The Story
Why it exists.
The beginning
Laurent Mazzone designed Ultimate Seduction as the tenth fragrance in his collection, explicitly built around the emotional landscape of desire, seduction, obsession, and addiction. The name isn't a marketing hook, it's the brief. According to the brand's own description, the aim was to convey these feelings through the composition itself, using the interplay of sweet fruity notes, powdery florals, and warm woody base to create something that feels like a physical sensation of wanting. Mazzone has described his approach as building scents around specific emotional moments rather than following trends, and Ultimate Seduction is the most direct expression of that philosophy, a fragrance about the feeling of desire, not just the idea of it.
The structure of Ultimate Seduction is worth pausing on. The powdery floral heart, violet and iris, isn't a typical bridge between fruity top and woody base. It's the emotional center. Those materials have a softness that reads as almost vulnerable, even as the praline and patchouli underneath push back with warmth and earthiness. The pink pepper in the opening isn't just spice for the sake of it. It creates that moment of tension, the slight edge that keeps the sweetness from becoming entirely comfortable.

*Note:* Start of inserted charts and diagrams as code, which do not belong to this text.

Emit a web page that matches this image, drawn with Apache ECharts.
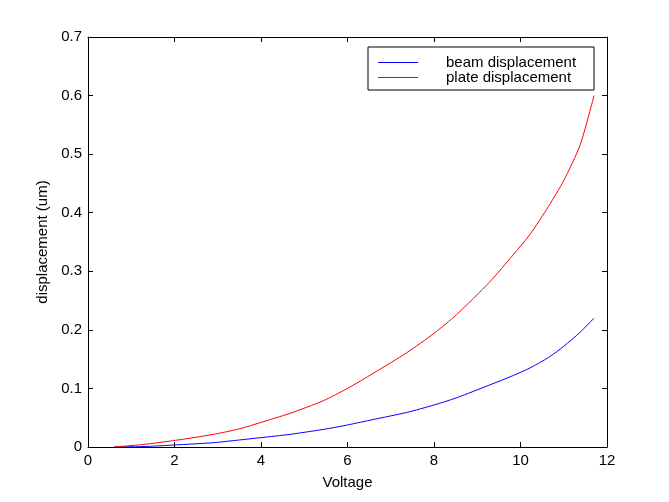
<!DOCTYPE html>
<html>
<head>
<meta charset="utf-8">
<script src="https://cdn.jsdelivr.net/npm/echarts@6/dist/echarts.min.js"></script>
<style>
html,body{margin:0;padding:0;background:#fff;}
#chart{width:669px;height:502px;}
</style>
</head>
<body>
<div id="chart"></div>
<script>
// Data
var voltage = [0.6, 1.36, 2.13, 2.9, 3.5, 4.0, 4.67, 5.44, 6.0, 6.6, 7.37, 8.0, 8.52, 9.29, 9.83, 10.22, 10.65, 11.0, 11.38, 11.7];
var beamDisp = [0, 0.001, 0.004, 0.0074, 0.012, 0.016, 0.0216, 0.030, 0.0376, 0.047, 0.059, 0.0717, 0.084, 0.106, 0.122, 0.135, 0.153, 0.172, 0.196, 0.22];
var plateDisp = [0, 0.005, 0.0125, 0.0216, 0.031, 0.042, 0.0575, 0.079, 0.100, 0.126, 0.161, 0.194, 0.226, 0.282, 0.328, 0.363, 0.411, 0.455, 0.516, 0.600];
var seriesNames = ['beam displacement', 'plate displacement'];
var xTitle = 'Voltage';
var yTitle = 'displacement (um)';

function pairs(xs, ys) { return xs.map(function (x, i) { return [x, ys[i]]; }); }

var FONT = 'Liberation Sans, Arial, sans-serif';
var chart = echarts.init(document.getElementById('chart'), null, { renderer: 'canvas' });
function axisLine() { return { show: true, onZero: false, lineStyle: { color: '#000', width: 1 } }; }
function tick() { return { show: true, inside: true, length: 5, lineStyle: { color: '#000', width: 1 } }; }
var label = { color: '#000', fontSize: 15, fontFamily: FONT };

chart.setOption({
  animation: false,
  backgroundColor: '#fff',
  grid: { left: 88, right: 62, top: 37, bottom: 55, containLabel: false },
  legend: {
    orient: 'vertical',
    left: 368,
    top: 47,
    data: seriesNames,
    icon: 'rect',
    itemWidth: 40,
    itemHeight: 1,
    itemGap: 0,
    padding: [8, 8, 5, 10],
    borderColor: '#000',
    borderWidth: 1,
    backgroundColor: '#fff',
    textStyle: { color: '#000', fontSize: 15, fontFamily: FONT, lineHeight: 14, padding: [0, 0, 0, 23], width: 140 }
  },
  xAxis: [
    {
      type: 'value', min: 0, max: 12, interval: 2, position: 'bottom',
      name: xTitle, nameLocation: 'middle', nameGap: 28,
      nameTextStyle: { color: '#000', fontSize: 15, fontFamily: FONT },
      axisLine: axisLine(), axisTick: tick(),
      axisLabel: Object.assign({ margin: 6 }, label),
      splitLine: { show: false }
    },
    {
      type: 'value', min: 0, max: 12, interval: 2, position: 'top',
      axisLine: axisLine(), axisTick: tick(), axisLabel: { show: false }, splitLine: { show: false }
    }
  ],
  yAxis: [
    {
      type: 'value', min: 0, max: 0.7, interval: 0.1, position: 'left',
      name: yTitle, nameLocation: 'middle', nameGap: 36,
      nameTextStyle: { color: '#000', fontSize: 15, fontFamily: FONT },
      axisLine: axisLine(), axisTick: tick(),
      axisLabel: Object.assign({
        margin: 6,
        formatter: function (v) { return v === 0 ? '0' : v.toFixed(1); }
      }, label),
      splitLine: { show: false }
    },
    {
      type: 'value', min: 0, max: 0.7, interval: 0.1, position: 'right',
      axisLine: axisLine(), axisTick: tick(), axisLabel: { show: false }, splitLine: { show: false }
    }
  ],
  series: [
    {
      name: seriesNames[0], type: 'line', data: pairs(voltage, beamDisp),
      showSymbol: false, symbol: 'none', smooth: 0.25,
      lineStyle: { color: '#0000FF', width: 1 }, itemStyle: { color: '#0000FF' }
    },
    {
      name: seriesNames[1], type: 'line', data: pairs(voltage, plateDisp),
      showSymbol: false, symbol: 'none', smooth: 0.25,
      lineStyle: { color: '#FF0000', width: 1 }, itemStyle: { color: '#FF0000' }
    }
  ]
});
</script>
</body>
</html>
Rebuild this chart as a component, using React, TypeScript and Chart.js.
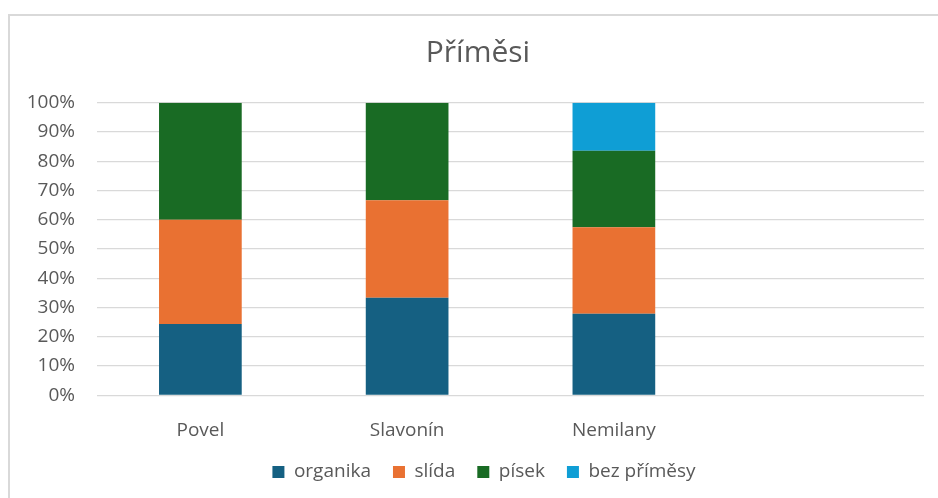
import React, { useEffect, useRef } from "react";
import { Chart, registerables } from "chart.js";

Chart.register(...registerables);

const categories = ["Povel", "Slavonín", "Nemilany", ""];
const organika = [24.4, 33.3, 27.9, null];
const slida = [35.6, 33.4, 29.5, null];
const pisek = [40.0, 33.3, 26.2, null];
const bezPrimesy = [0, 0, 16.4, null];
const yTicks = [0, 10, 20, 30, 40, 50, 60, 70, 80, 90, 100];

const FONT = "'Open Sans', sans-serif";
const TEXT = "#595959";

const framePlugin = {
  id: "frame",
  afterLayout(chart: any) {
    if (chart.legend) {
      chart.legend.left += 22;
      chart.legend.right += 22;
    }
    if (chart.titleBlock) {
      chart.titleBlock.left += 16;
      chart.titleBlock.right += 16;
    }
  },
  beforeDraw(chart: any) {
    const ctx = chart.ctx;
    ctx.save();
    ctx.fillStyle = "#ffffff";
    ctx.fillRect(0, 0, chart.width, chart.height);
    ctx.fillStyle = "#d9d9d9";
    ctx.fillRect(8, 14, 2, chart.height - 14);
    ctx.fillRect(8, 14, chart.width - 8, 2);
    ctx.restore();
  },
};

export default function App() {
  const ref = useRef<HTMLCanvasElement | null>(null);
  useEffect(() => {
    if (!ref.current) return;
    const chart = new Chart(ref.current, {
      type: "bar",
      data: {
        labels: categories,
        datasets: [
          { label: "organika", data: organika, backgroundColor: "#156082" },
          { label: "slída", data: slida, backgroundColor: "#E97132" },
          { label: "písek", data: pisek, backgroundColor: "#196B24" },
          { label: "bez příměsy", data: bezPrimesy, backgroundColor: "#0F9ED5" },
        ] as any,
      },
      options: {
        animation: false,
        responsive: false,
        layout: { padding: { left: 0, right: 14, top: 0, bottom: 6.5 } },
        datasets: { bar: { categoryPercentage: 1, barPercentage: 0.4 } } as any,
        plugins: {
          title: {
            display: true,
            text: "Příměsi",
            color: TEXT,
            font: { family: FONT, size: 30, weight: "normal" },
            padding: { top: 35, bottom: 31.7 },
          },
          legend: {
            position: "bottom",
            labels: {
              color: TEXT,
              font: { family: FONT, size: 19 },
              boxWidth: 12,
              boxHeight: 12,
              padding: 22,
            },
          },
          tooltip: { enabled: false },
        },
        scales: {
          x: {
            stacked: true,
            grid: { display: false },
            border: { display: false },
            ticks: { color: TEXT, font: { family: FONT, size: 19 }, padding: 16 },
            afterFit(scale: any) {
              scale.height = 45.2;
            },
          },
          y: {
            stacked: true,
            min: 0,
            max: 100,
            afterBuildTicks(scale: any) {
              scale.ticks = yTicks.map((v) => ({ value: v }));
            },
            grid: { color: "#d9d9d9", lineWidth: 1.3, drawTicks: false },
            border: { display: false },
            ticks: {
              color: TEXT,
              font: { family: FONT, size: 19 },
              padding: 22,
              callback: (v: any) => v + "%",
            },
            afterFit(scale: any) {
              scale.width = 97;
            },
          },
        },
      },
      plugins: [framePlugin],
    });
    return () => chart.destroy();
  }, []);
  return (
    <div style={{ position: "absolute", left: 0, top: 0, width: 938, height: 498, overflow: "hidden" }}>
      <canvas ref={ref} width={938} height={498} style={{ display: "block" }} />
    </div>
  );
}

It's a composition that understands desire isn't just about wanting something. It's about the push and pull between reaching for it and holding back.
The evolution
The opening hits with cassis, orange, and pink pepper, bright, slightly tart, with a spice that catches the back of the throat. For the first thirty minutes, this fragrance announces itself. Then the transition begins. The rose appears first, softening the cassis, before the violet and iris take over completely. The heart phase is where Ultimate Seduction shifts from bold to intimate. The powdery florals create a closeness, a sense of the scent inhabiting the space immediately around the wearer rather than projecting outward. By the time the base arrives, praline, patchouli, amber, and cedar, the sweetness has deepened into something warmer and moreish. The praline keeps the patchouli from becoming too earthy, while the cedar and amber create a dry, slightly resinous finish that lingers close to the skin for hours. On some skin, the drydown becomes almost skin-like, the kind of scent someone leans in to find.
Cultural impact
Since its 2014 debut, Ultimate Seduction has occupied a specific space, for those who want a fragrance that makes a statement rather than a polite introduction. The name signals intent, and the composition delivers. Among collectors, it registers as the kind of scent that either pulls you in or makes you uncomfortable, which is precisely the point. It hasn't tried to be every fragrance to every person. That kind of clarity finds its audience.